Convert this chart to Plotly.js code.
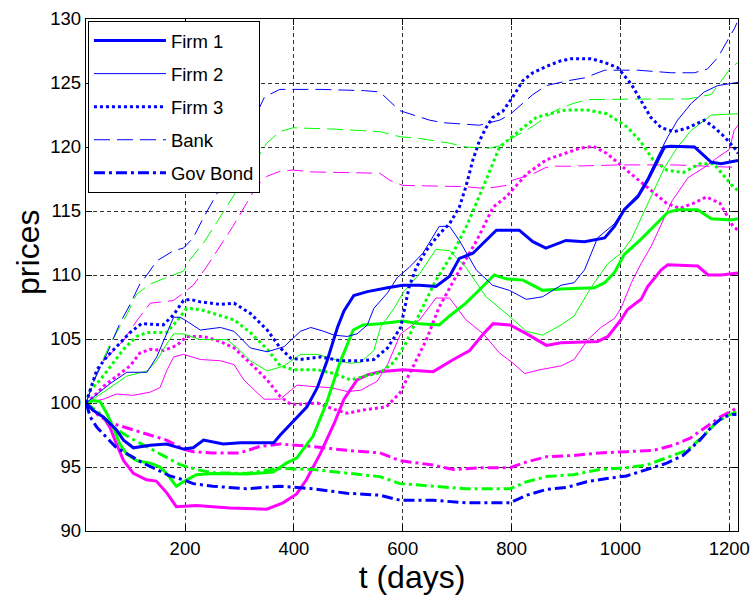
<!DOCTYPE html>
<html>
<head>
<meta charset="utf-8">
<script src="https://cdn.plot.ly/plotly-3.0.1.min.js"></script>
<style>html,body{margin:0;padding:0;background:#fff;}#chart{width:751px;height:596px;}</style>
</head>
<body>
<div id="chart"></div>
<script>
// ---- Firm 1 (thick solid) ----
const firm1BlueDays = [18,32,50,74,87,105,136,166,197,215,234,270,302,363,375,400,424,443,461,480,492,510,535,572,600,631,661,686,704,729,753,772,814,839,863,900,934,971,989,1007,1032,1050,1069,1081,1093,1136,1154,1167,1185,1216];
const firm1BlueVals = [100,99.4,98.9,97.9,97.1,96.5,96.7,96.8,96.4,96.5,97.1,96.8,96.9,96.9,97.5,98.6,99.7,101.2,103.3,105.9,107.2,108.4,108.7,109.0,109.2,109.2,109.1,109.9,111.3,111.7,112.7,113.5,113.5,112.6,112.1,112.7,112.6,112.9,113.8,115.1,116.1,117.4,119.0,120.0,120.05,120.0,119.3,118.8,118.7,118.95];
const firm1GreenDays = [18,32,44,56,68,80,93,111,136,154,166,184,203,221,251,313,362,386,405,435,460,484,509,527,558,600,631,667,686,716,747,768,790,821,857,891,952,971,989,1007,1038,1062,1087,1105,1142,1167,1203,1216];
const firm1GreenVals = [100,100.2,100.1,99.2,98.1,96.8,96.0,95.5,95.3,95.0,94.5,93.5,94.0,94.4,94.5,94.45,94.6,95.3,95.7,97.4,100.0,103.1,105.7,106.1,106.2,106.4,106.2,106.1,106.8,107.8,109.1,110.0,109.7,109.6,108.8,108.9,109.0,109.4,110.2,111.6,112.8,113.8,114.9,115.1,115.1,114.4,114.3,114.4];
const firm1MagentaDays = [18,32,50,62,74,87,105,129,147,166,184,221,282,350,380,405,423,448,474,492,516,535,558,600,656,693,723,748,766,797,828,864,891,958,977,1001,1013,1038,1050,1075,1087,1142,1161,1185,1216];
const firm1MagentaVals = [100,99.4,98.9,98.1,96.8,95.5,94.5,94.0,93.9,93.0,91.9,92.0,91.8,91.7,92.2,92.9,94.0,96.0,98.4,100.3,101.8,102.2,102.45,102.6,102.45,103.4,104.1,105.4,106.2,106.1,105.4,104.5,104.7,104.8,105.2,106.5,107.3,108.1,109.1,110.4,110.8,110.7,110.0,110.0,110.15];

// ---- Firm 2 (thin solid) ----
const firm2BlueDays = [18,38,62,93,130,148,166,179,191,203,228,265,290,320,351,382,412,431,455,474,498,516,535,547,572,590,612,637,667,686,704,735,765,796,827,857,891,915,934,946,958,989,1007,1032,1050,1069,1087,1105,1130,1154,1179,1216];
const firm2BlueVals = [100,100.7,101.5,102.4,102.4,103.6,105.4,106.7,106.7,106.4,105.7,105.9,105.6,104.3,104.0,104.4,105.6,105.9,105.6,105.3,105.2,105.4,106.1,107.4,108.6,109.8,110.6,111.7,113.8,113.8,112.7,110.4,109.2,108.8,108.1,108.3,109.2,109.4,110.4,111.7,112.9,114.0,115.2,116.3,117.6,119.3,120.8,122.1,123.4,124.3,124.8,125.05];
const firm2GreenDays = [18,38,62,93,130,148,166,179,197,228,277,296,320,351,382,412,443,474,504,523,547,559,584,602,631,661,686,716,753,790,827,857,891,915,940,952,977,1001,1020,1044,1062,1081,1105,1130,1167,1216];
const firm2GreenVals = [100,100.5,101.2,102.1,102.5,103.3,104.6,105.4,105.4,104.95,104.95,104.3,103.3,102.5,102.9,103.8,103.8,103.4,103.1,103.2,104.1,105.9,107.4,108.7,110.1,112.0,111.9,110.6,108.3,107.0,105.6,105.3,106.1,106.8,108.6,109.4,110.9,111.7,112.8,115.0,116.6,118.4,120.0,121.3,122.5,122.6];
const firm2MagentaDays = [18,50,74,105,136,154,166,179,197,228,265,290,308,345,375,406,431,467,498,523,553,572,596,631,661,686,716,748,778,803,824,852,891,915,940,964,989,1001,1020,1038,1056,1075,1095,1124,1154,1179,1200,1209,1216];
const firm2MagentaVals = [100,100.3,100.7,100.6,100.85,101.2,102.5,103.6,103.8,103.4,103.3,103.0,101.8,100.3,100.3,101.4,101.3,101.2,100.9,101.0,101.7,103.0,105.4,106.5,108.2,108.2,106.5,105.4,103.9,103.1,102.3,102.6,102.9,103.4,104.95,105.9,106.6,107.4,109.4,110.9,112.2,114.0,115.8,117.6,118.4,119.2,119.8,121.3,121.7];

// ---- Firm 3 (thick dotted) ----
const firm3BlueDays = [18,26,38,56,74,99,120,160,179,197,209,228,265,290,320,351,375,394,412,449,486,523,547,572,596,612,625,643,667,686,704,716,729,741,753,765,784,802,821,839,864,888,909,946,971,995,1020,1038,1056,1075,1099,1124,1154,1173,1191,1210,1216];
const firm3BlueVals = [100,101.0,102.6,103.6,104.4,105.5,106.2,106.1,106.9,108.0,108.1,107.9,107.7,107.8,107.0,105.7,104.3,103.5,103.4,103.6,103.3,103.3,103.4,104.3,105.9,109.1,110.6,111.9,113.2,114.0,115.3,116.9,119.0,120.5,121.5,122.3,122.8,123.9,125.2,125.8,126.3,126.7,126.9,126.9,126.6,126.2,124.9,123.6,122.3,121.5,121.2,121.5,122.1,121.5,120.8,119.9,119.5];
const firm3GreenDays = [18,26,44,62,87,111,130,166,185,203,228,259,290,320,351,375,400,443,474,504,523,559,584,606,631,661,692,717,748,778,815,845,870,901,938,975,1011,1036,1060,1085,1115,1146,1171,1191,1207,1216];
const firm3GreenVals = [100,101.0,101.8,102.8,104.2,105.2,105.5,105.5,106.4,107.4,107.3,106.9,106.5,105.5,104.2,102.9,102.6,102.6,102.3,101.8,102.0,102.4,103.2,104.7,107.0,109.6,111.7,113.8,116.9,120.0,121.3,122.3,122.6,122.9,122.9,122.6,121.6,120.5,119.0,118.2,118.0,118.7,118.7,117.7,116.9,116.6];
const firm3MagentaDays = [18,32,50,74,99,117,136,160,185,203,234,265,290,320,351,375,394,412,443,474,498,527,570,595,625,643,667,698,736,766,790,828,864,925,950,975,1011,1048,1085,1109,1134,1158,1183,1207,1216];
const firm3MagentaVals = [100,100.5,101.3,102.1,102.9,103.9,104.2,104.1,104.5,105.2,105.2,104.8,104.3,103.1,101.8,100.5,99.9,99.9,100.0,99.5,99.2,99.45,99.7,100.8,103.4,104.9,107.5,109.9,112.7,115.3,116.1,117.9,119.0,119.9,120.05,119.5,118.2,116.9,115.6,115.2,115.6,116.1,115.6,113.8,113.5];

// ---- Bank (thin dashed) ----
const bankBlueDays = [18,32,56,80,99,117,130,148,179,197,215,234,258,300,346,374,450,530,558,582,594,649,674,741,778,796,821,839,864,906,934,971,1032,1093,1136,1160,1179,1197,1210,1214];
const bankBlueVals = [100,101.7,103.8,106.2,107.7,109.3,110.0,111.1,111.9,112.1,112.9,114.5,116.3,119.8,123.9,124.5,124.5,124.4,124.3,123.3,122.85,122.1,121.9,121.7,122.1,122.5,123.4,124.1,124.8,125.2,125.4,126.0,126.0,125.8,125.8,126.1,127.0,128.3,129.3,129.7];
const bankGreenDays = [18,38,62,93,111,136,166,197,209,234,258,283,315,350,374,398,472,558,595,625,686,716,759,778,796,827,852,883,913,940,1032,1124,1167,1185,1203,1216];
const bankGreenVals = [100,102.3,104.6,106.9,108.5,109.3,109.8,110.3,111.2,112.5,114.1,115.8,118.0,120.3,121.2,121.5,121.4,121.2,120.8,120.7,120.3,120.0,119.9,120.1,120.6,121.3,122.0,122.9,123.4,123.7,123.75,123.75,124.1,125.2,126.2,126.6];
const bankMagentaDays = [18,44,87,111,136,178,185,215,239,264,288,313,331,350,374,398,435,558,576,600,655,716,753,790,802,839,863,876,906,1000,1100,1216];
const bankMagentaVals = [100,103.0,104.9,106.4,107.8,108.0,108.2,109.2,110.6,112.2,113.8,115.6,116.9,117.7,118.1,118.2,118.05,117.95,117.4,117.0,116.95,116.9,116.75,117.0,117.4,117.9,118.4,118.5,118.5,118.6,118.6,118.4];

// ---- Gov Bond (thick dash-dot) ----
const govBlueDays = [18,26,38,56,74,99,123,148,172,197,215,251,313,374,435,497,558,595,656,717,797,828,864,901,938,975,1011,1048,1085,1115,1146,1171,1189,1207,1213];
const govBlueVals = [100,98.9,98.1,97.3,96.5,95.9,95.3,94.8,94.3,94.0,93.7,93.5,93.3,93.5,93.3,92.95,92.8,92.4,92.4,92.2,92.2,92.8,93.25,93.4,93.85,94.1,94.3,94.8,95.3,95.9,97.1,98.3,98.9,99.1,99.1];
const govGreenDays = [18,43,68,98,129,160,190,221,251,313,374,435,497,558,595,656,717,797,828,864,913,962,1011,1048,1085,1122,1152,1177,1201,1213];
const govGreenVals = [100,99.2,98.1,97.3,96.6,95.9,95.2,94.8,94.55,94.5,94.9,94.8,94.55,94.25,93.7,93.5,93.3,93.3,93.85,94.25,94.4,94.8,94.95,95.15,95.7,96.3,97.4,98.5,99.1,99.3];
const govMagentaDays = [18,44,74,105,136,166,197,215,251,301,337,374,435,497,558,595,656,693,748,797,828,864,913,962,1011,1060,1097,1128,1158,1183,1207,1213];
const govMagentaVals = [100,98.9,98.3,97.9,97.5,97.1,96.4,96.2,96.1,96.1,96.6,96.8,96.6,96.3,96.1,95.5,95.15,94.8,94.95,94.95,95.4,95.8,95.9,96.1,96.2,96.3,96.7,97.25,98.15,98.9,99.45,99.6];

const seriesNames = ['Firm 1','Firm 2','Firm 3','Bank','Gov Bond'];
const xTickVals = [200,400,600,800,1000,1200];
const yTickVals = [90,95,100,105,110,115,120,125,130];

const BLUE = '#0000ff', GREEN = '#00ff00', MAGENTA = '#ff00ff';
const styles = {
  'Firm 1': {width: 3, dash: 'solid'},
  'Firm 2': {width: 1, dash: 'solid'},
  'Firm 3': {width: 3, dash: '3px,3px'},
  'Bank': {width: 1, dash: '16px,7px'},
  'Gov Bond': {width: 3, dash: '11px,4px,3px,4px'}
};
const groups = {
  'Firm 1': [[firm1BlueDays, firm1BlueVals], [firm1GreenDays, firm1GreenVals], [firm1MagentaDays, firm1MagentaVals]],
  'Firm 2': [[firm2BlueDays, firm2BlueVals], [firm2GreenDays, firm2GreenVals], [firm2MagentaDays, firm2MagentaVals]],
  'Firm 3': [[firm3BlueDays, firm3BlueVals], [firm3GreenDays, firm3GreenVals], [firm3MagentaDays, firm3MagentaVals]],
  'Bank': [[bankBlueDays, bankBlueVals], [bankGreenDays, bankGreenVals], [bankMagentaDays, bankMagentaVals]],
  'Gov Bond': [[govBlueDays, govBlueVals], [govGreenDays, govGreenVals], [govMagentaDays, govMagentaVals]]
};
const colors = [BLUE, GREEN, MAGENTA];

const traces = [];
[2, 1, 0].forEach(ci => {
  seriesNames.forEach((name, si) => {
    const [xs, ys] = groups[name][ci];
    traces.push({
      type: 'scatter', mode: 'lines', x: xs, y: ys,
      name: name,
      legendgroup: 'g' + si,
      legendrank: si + 1,
      showlegend: ci === 0,
      line: {color: colors[ci], width: styles[name].width, dash: styles[name].dash, shape: 'linear'},
      hoverinfo: 'skip'
    });
  });
});

const FONT = 'Liberation Sans, Arial, sans-serif';
const layout = {
  width: 751, height: 596,
  margin: {l: 86, r: 13, t: 19, b: 65},
  paper_bgcolor: '#ffffff', plot_bgcolor: '#ffffff',
  font: {family: FONT, size: 18.5, color: '#000'},
  showlegend: true,
  legend: {
    x: 0.003, y: 0.996, xanchor: 'left', yanchor: 'top',
    bgcolor: '#ffffff', bordercolor: '#000', borderwidth: 1,
    font: {family: FONT, size: 18.5, color: '#000'},
    itemwidth: 72, tracegroupgap: 6, traceorder: 'grouped'
  },
  xaxis: {
    range: [18, 1216], tickvals: xTickVals, ticktext: xTickVals.map(String),
    ticks: 'inside', ticklen: 6, tickcolor: '#000', tickwidth: 1,
    showline: true, linecolor: '#000', linewidth: 1.3, mirror: 'ticks',
    showgrid: true, gridcolor: '#333', gridwidth: 1, griddash: '4px,3px',
    zeroline: false, tickfont: {family: FONT, size: 18.5, color: '#000'},
    title: {text: 't (days)', font: {family: FONT, size: 32, color: '#000'}, standoff: 8}
  },
  yaxis: {
    range: [90, 130], tickvals: yTickVals, ticktext: yTickVals.map(String),
    ticks: 'inside', ticklen: 6, tickcolor: '#000', tickwidth: 1,
    showline: true, linecolor: '#000', linewidth: 1.3, mirror: 'ticks',
    showgrid: true, gridcolor: '#333', gridwidth: 1, griddash: '4px,3px',
    zeroline: false, tickfont: {family: FONT, size: 18.5, color: '#000'}
  },
  annotations: [{
    text: 'prices', xref: 'paper', yref: 'paper',
    x: -0.089, y: 0.545, xanchor: 'center', yanchor: 'middle',
    textangle: -90, showarrow: false,
    font: {family: FONT, size: 32, color: '#000'}
  }]
};

Plotly.newPlot('chart', traces, layout, {displayModeBar: false, staticPlot: true});
</script>
</body>
</html>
- - - - - - -
> YOUR INSTRUCTIONS: Pull every line containing the word "chart" out of the material.

> FINISHED EXERCISE:
Convert this chart to Plotly.js code.
<style>html,body{margin:0;padding:0;background:#fff;}#chart{width:751px;height:596px;}</style>
<div id="chart"></div>
Plotly.newPlot('chart', traces, layout, {displayModeBar: false, staticPlot: true});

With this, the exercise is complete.